The best thing about Metro Redux isn’t something you’ll find advertised on a box. Metro Redux is a stable game, something I wasn’t able to say of Last Light or even 2033. Now, it bares mentioning that the We Got This Covered PC rig here is a monster, featuring an overclocked i7 4770k processor, a 295×2 GPU and 24 GB of ram built specifically to max out games at 4k (or as close as possible at this current point), so this isn’t your standard machine. Still, we suffered almost zero problems running the game. In fact, the only problem we ran into was how hot the system ran, even requiring a shut down to keep the CPU from getting much hotter. I want to stand up and say “Thank you” to 4A games for not only creating a game that ran damn near flawlessly, but also an excuse to use water cooling my system as a tax write off.
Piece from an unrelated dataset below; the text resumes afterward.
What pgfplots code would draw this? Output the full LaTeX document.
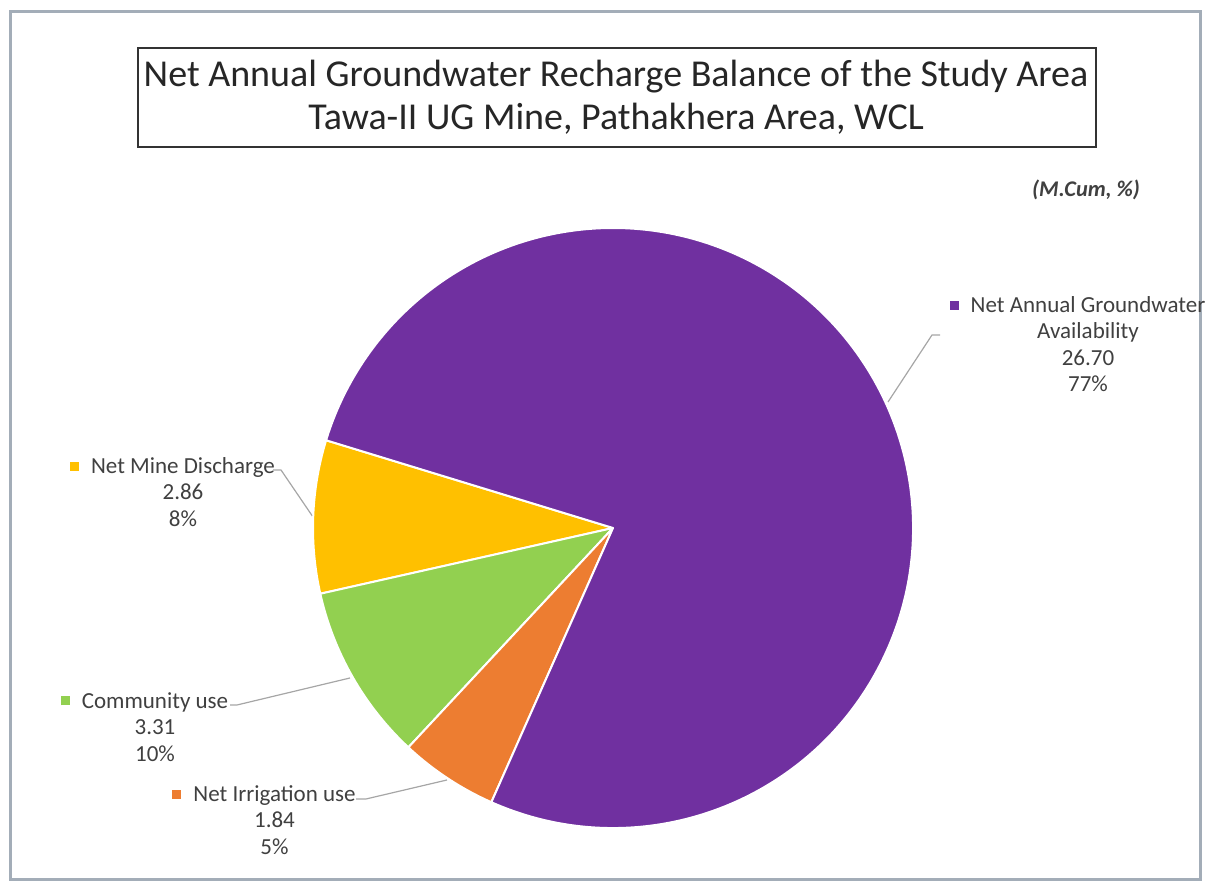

Metro Redux’s only real issue is that it’s hard to sell to people who have already played through the two games in the past. I can easily recommend it to fans of Metro 2033 who want to see how it looks with a facelift, and the ability to play Metro: Last Light with what I see as the “proper” survival experience is enough for me to go back and play through it again. For those of you who have already played through and thought the games were just alright, there’s probably not enough hear to win you over, but for if you’re brand new to the franchise, this is the best way to experience it.
This review is based on the PC version of the game given to us for review purposes.
Metro Redux is a perfect launching point for newcomers, while returning fans will love seeing how well the games have been remastered.